Chunked prefill attention with paged KV cache for the prefill phase of LLM inference. Supports causal masking and sliding window attention.
- Parameters
query – Query tensor [chunk_size, num_q_heads, head_dim]
key_cache – Paged key cache [num_kv_heads, total_num_pages, page_size, head_dim]
value_cache – Paged value cache [num_kv_heads, total_num_pages, page_size, head_dim]
context_len – Total context length including this chunk [1]
page_indices – Page indices for this sequence [num_pages]
softmax_scale – Attention scaling factor (default: 1/sqrt(head_dim))

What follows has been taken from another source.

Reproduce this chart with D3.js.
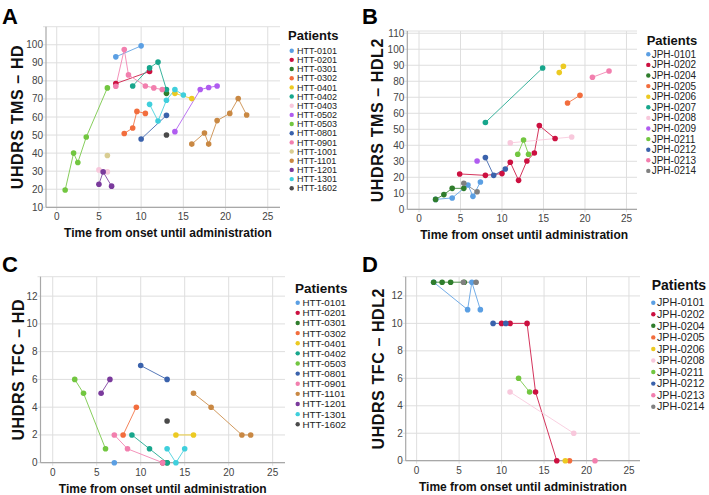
<!DOCTYPE html>
<html>
<head>
<meta charset="utf-8">
<script src="https://cdnjs.cloudflare.com/ajax/libs/d3/7.8.5/d3.min.js"></script>
<style>
body { margin: 0; background: #fff; }
text { font-family: "Liberation Sans", Arial, sans-serif; }
</style>
</head>
<body>
<script>
// patients and their colours
var hdIds = ["HTT-0101", "HTT-0201", "HTT-0301", "HTT-0302", "HTT-0401", "HTT-0402", "HTT-0403", "HTT-0502",
	"HTT-0503", "HTT-0801", "HTT-0901", "HTT-1001", "HTT-1101", "HTT-1201", "HTT-1301", "HTT-1602"];
var hdColors = ["#5b9fe3", "#cc1040", "#2f7d2c", "#f26d3d", "#ecca22", "#17a68c", "#f8c8dc", "#b05cf0",
	"#72c640", "#3a62ac", "#f27fae", "#d9cd92", "#c98843", "#7a3a9c", "#3fcfdc", "#4a4a4a"];
var jphIds = ["JPH-0101", "JPH-0202", "JPH-0204", "JPH-0205", "JPH-0206", "JPH-0207", "JPH-0208", "JPH-0209",
	"JPH-0211", "JPH-0212", "JPH-0213", "JPH-0214"];
var jphColors = ["#5b9fe3", "#cc1040", "#2f7d2c", "#f26d3d", "#ecca22", "#17a68c", "#f8c8dc", "#b05cf0",
	"#72c640", "#3a62ac", "#f27fae", "#808080"];

// [time from onset, score] per patient, same order as the id lists
var tmsHD = [
	[[7, 93.3], [10, 99.4]],
	[[7, 78.5], [11, 85.2]],
	[[13, 73.1]],
	[[8, 50.9], [9, 53.9], [9.5, 63.1], [10.5, 62]],
	[[14, 73.1], [16, 70.2]],
	[[9, 77.2], [11, 87.2], [12, 90.4], [13, 75.2]],
	[[5, 30.7], [6, 29.6]],
	[[14, 51.9], [17, 75.2], [18, 76.3], [19, 77.2]],
	[[1, 19.6], [2, 40], [2.5, 34.8], [3.5, 48.9], [6, 76.1]],
	[[10, 47.8], [13, 60.9]],
	[[7, 77], [8, 97.4], [8.5, 83.3], [10.5, 77.2], [11.5, 76.1], [12.5, 75.2]],
	[[6, 38.7]],
	[[16, 45], [17.5, 51.1], [18, 45], [19, 58], [20.5, 62], [21.5, 70.2], [22.5, 61.1]],
	[[5, 22.8], [5.5, 29.6], [6.5, 21.7]],
	[[11, 67], [12, 57.8], [13, 69.3], [14, 75.2], [15, 72.2]],
	[[13, 50]]
];
var tmsHDL2 = [
	[[2, 6.2], [4, 7.1], [5.9, 15.2], [6.5, 8.1], [7.4, 17.1]],
	[[4.9, 22.1], [8, 21.2], [10, 22.3], [11, 29.4], [12, 18.1], [13, 30.2], [13.9, 35.2], [14.5, 52.3], [16.4, 44.2]],
	[[2, 6.2], [3, 9.2], [4, 13.1], [5.4, 13.1]],
	[[17.9, 66.4], [19.4, 71.2]],
	[[16.9, 85.4], [17.4, 89.4]],
	[[8, 54.2], [14.9, 88.3]],
	[[11, 41.5], [18.4, 45.2]],
	[[7, 30.2]],
	[[11.9, 34.4], [12.6, 43.3], [13.2, 34.4]],
	[[8, 32.3], [9, 21.2], [10.4, 25.2]],
	[[20.9, 82.5], [22.9, 86.4]],
	[[5.4, 16.2], [7, 11]]
];
var tfcHDIds = ["HTT-0101", "HTT-0201", "HTT-0301", "HTT-0302", "HTT-0401", "HTT-0402", "HTT-0503", "HTT-0801",
	"HTT-0901", "HTT-1101", "HTT-1201", "HTT-1301", "HTT-1602"];
var tfcHD = [
	[[7, 0]],
	[[12.5, 0]],
	[[13, 0]],
	[[8, 2], [9.5, 4]],
	[[14, 2], [16, 2]],
	[[9, 2], [11, 1], [13, 0]],
	[[2.5, 6], [3.5, 5], [6, 1]],
	[[10, 7], [13, 6]],
	[[7, 2], [8.5, 1], [12.5, 0]],
	[[16, 5], [18, 4], [21.5, 2], [22.5, 2]],
	[[5.5, 5], [6.5, 6]],
	[[13, 1], [14, 0], [15, 1]],
	[[13, 3]]
];
var tfcHDL2Ids = ["JPH-0101", "JPH-0202", "JPH-0204", "JPH-0205", "JPH-0206", "JPH-0208", "JPH-0211", "JPH-0212",
	"JPH-0213", "JPH-0214"];
var tfcHDL2 = [
	[[2, 13], [6, 11], [6.5, 13], [7.5, 11]],
	[[10, 10], [11, 10], [13, 10], [14, 5], [16.5, 0]],
	[[2, 13], [3, 13], [4, 13], [5.6, 13]],
	[[18, 0]],
	[[17.5, 0]],
	[[11, 5], [18.5, 2]],
	[[12, 6], [13.3, 5]],
	[[9, 10], [10.5, 10]],
	[[21, 0]],
	[[5.5, 13], [7, 13]]
];

var xTicks = [0, 5, 10, 15, 20, 25];
var tmsTicksHD = [10, 20, 30, 40, 50, 60, 70, 80, 90, 100];
var tmsTicksHDL2 = [0, 10, 20, 30, 40, 50, 60, 70, 80, 90, 100, 110];
var tfcTicks = [0, 2, 4, 6, 8, 10, 12];

function colorOf(id) {
	var i = hdIds.indexOf(id);
	if (i >= 0) return hdColors[i];
	return jphColors[jphIds.indexOf(id)];
}

var svg = d3.select("body").append("svg")
	.attr("width", 709)
	.attr("height", 495);

function panel(p) {
	var g = svg.append("g");
	var x = d3.scaleLinear().domain(p.xDomain).range([p.left, p.right]);
	var y = d3.scaleLinear().domain(p.yDomain).range([p.bottom, p.top]);

	// grid
	g.selectAll(".hg").data(p.yTicks).enter().append("line")
		.attr("x1", p.left - 3).attr("x2", p.right)
		.attr("y1", function(d) { return y(d); }).attr("y2", function(d) { return y(d); })
		.attr("stroke", "#dedede").attr("stroke-width", 1);
	g.selectAll(".vg").data(xTicks).enter().append("line")
		.attr("x1", function(d) { return x(d); }).attr("x2", function(d) { return x(d); })
		.attr("y1", p.top).attr("y2", p.bottom + 3)
		.attr("stroke", "#dedede").attr("stroke-width", 1);
	g.append("line").attr("x1", p.left - 3).attr("x2", p.right).attr("y1", p.top).attr("y2", p.top)
		.attr("stroke", "#e0e0e0");
	g.append("line").attr("x1", p.left).attr("x2", p.left).attr("y1", p.top).attr("y2", p.bottom)
		.attr("stroke", "#a8a8a8").attr("stroke-width", 1.2);
	g.append("line").attr("x1", p.left).attr("x2", p.right).attr("y1", p.bottom).attr("y2", p.bottom)
		.attr("stroke", "#a8a8a8").attr("stroke-width", 1.2);

	// tick labels
	g.selectAll(".yl").data(p.yTicks).enter().append("text")
		.attr("x", p.left - 3).attr("y", function(d) { return y(d) + 3.5; })
		.attr("text-anchor", "end").attr("font-size", 10).attr("fill", "#444")
		.text(function(d) { return d; });
	g.selectAll(".xl").data(xTicks).enter().append("text")
		.attr("x", function(d) { return x(d); }).attr("y", p.bottom + 13)
		.attr("text-anchor", "middle").attr("font-size", 10).attr("fill", "#444")
		.text(function(d) { return d; });

	// titles
	g.append("text").attr("x", (p.left + p.right) / 2 + p.xTitleShift).attr("y", p.bottom + 30)
		.attr("text-anchor", "middle").attr("font-size", 12).attr("font-weight", "bold").attr("fill", "#111")
		.text("Time from onset until administration");
	g.append("text")
		.attr("transform", "translate(" + p.yTitleX + "," + (p.top + p.bottom) / 2 + ") rotate(-90)")
		.attr("text-anchor", "middle").attr("font-size", 16).attr("font-weight", "bold").attr("fill", "#111")
		.attr("letter-spacing", 0.6)
		.text(p.yTitle);
	g.append("text").attr("x", p.letterX).attr("y", p.letterY)
		.attr("font-size", 22).attr("font-weight", "bold").attr("fill", "#000")
		.text(p.letter);

	// series
	var line = d3.line().x(function(d) { return x(d[0]); }).y(function(d) { return y(d[1]); });
	var series = p.ids.map(function(id, i) { return { id: id, pts: p.values[i] }; });
	g.selectAll(".ln").data(series).enter().append("path")
		.attr("d", function(d) { return line(d.pts); })
		.attr("fill", "none").attr("stroke-width", 1).attr("stroke-opacity", 0.85)
		.attr("stroke", function(d) { return colorOf(d.id); });
	series.forEach(function(s) {
		g.selectAll(null).data(s.pts).enter().append("circle")
			.attr("cx", function(d) { return x(d[0]); })
			.attr("cy", function(d) { return y(d[1]); })
			.attr("r", 2.8)
			.attr("fill", colorOf(s.id));
	});

	// legend
	g.append("text").attr("x", p.legX).attr("y", p.legY)
		.attr("font-size", p.legTitleSize).attr("font-weight", "bold").attr("fill", "#111")
		.text("Patients");
	var items = g.selectAll(".li").data(p.ids).enter().append("g")
		.attr("transform", function(d, i) { return "translate(0," + (p.legY0 + i * p.legStep) + ")"; });
	items.append("circle").attr("cx", p.legDot).attr("cy", 0).attr("r", 2.2)
		.attr("fill", function(d) { return colorOf(d); });
	items.append("text").attr("x", p.legText).attr("y", 0).attr("dy", "0.35em")
		.attr("font-size", p.legSize).attr("fill", "#222")
		.text(function(d) { return d; });
}

panel({ letter: "A", letterX: 2, letterY: 24, yTitle: "UHDRS TMS \u2013 HD", yTitleX: 23,
	left: 46, right: 280, top: 26.7, bottom: 207.3, xDomain: [-1.27, 26.45], yDomain: [10, 110],
	yTicks: tmsTicksHD, xTitleShift: 5, ids: hdIds, values: tmsHD,
	legX: 288, legY: 40, legTitleSize: 13, legY0: 50.7, legStep: 9.17, legDot: 291.7, legText: 297, legSize: 9 });

panel({ letter: "B", letterX: 362, letterY: 24, yTitle: "UHDRS TMS \u2013 HDL2", yTitleX: 383,
	left: 407.3, right: 637, top: 31, bottom: 209.3, xDomain: [-1.41, 26.27], yDomain: [0, 111.4],
	yTicks: tmsTicksHDL2, xTitleShift: 2, ids: jphIds, values: tmsHDL2,
	legX: 646.7, legY: 45, legTitleSize: 13, legY0: 54.3, legStep: 10.6, legDot: 648.3, legText: 651.7, legSize: 10 });

panel({ letter: "C", letterX: 2, letterY: 272, yTitle: "UHDRS TFC \u2013 HD", yTitleX: 24,
	left: 40.5, right: 285, top: 276.7, bottom: 462.7, xDomain: [-1.39, 26.4], yDomain: [0, 13.4],
	yTicks: tfcTicks, xTitleShift: 0, ids: tfcHDIds, values: tfcHD,
	legX: 295, legY: 293, legTitleSize: 13.5, legY0: 302.7, legStep: 10.13, legDot: 297.7, legText: 302.5, legSize: 9.8 });

panel({ letter: "D", letterX: 362, letterY: 272, yTitle: "UHDRS TFC \u2013 HDL2", yTitleX: 384,
	left: 405.7, right: 640, top: 276.7, bottom: 460.7, xDomain: [-1.29, 26.3], yDomain: [0, 13.4],
	yTicks: tfcTicks, xTitleShift: 0, ids: tfcHDL2Ids, values: tfcHDL2,
	legX: 651.7, legY: 290, legTitleSize: 14, legY0: 302.7, legStep: 11.56, legDot: 653.3, legText: 657, legSize: 10.7 });
</script>
</body>
</html>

mask_value – Value for masked positions (default: -inf)
attn_logits_soft_cap – Soft cap value for attention logits
sliding_window – If set, only attend to the last sliding_window tokens
platform – Specific platform to use (“triton”, “pallas”, “cuda”, or “xla”)
cfg – Optional configuration override
- Returns
Attention output [chunk_size, num_q_heads, head_dim]
Example
>>> # Basic prefill with 128 token chunk >>> output = prefill_page_attention( ... query, key_cache, value_cache, ... context_len=jnp.array([512]), ... page_indices=page_indices, ... )
>>> # With sliding window attention >>> output = prefill_page_attention( ... query, key_cache, value_cache, ... context_len=jnp.array([1024]), ... page_indices=page_indices, ... sliding_window=256, ... )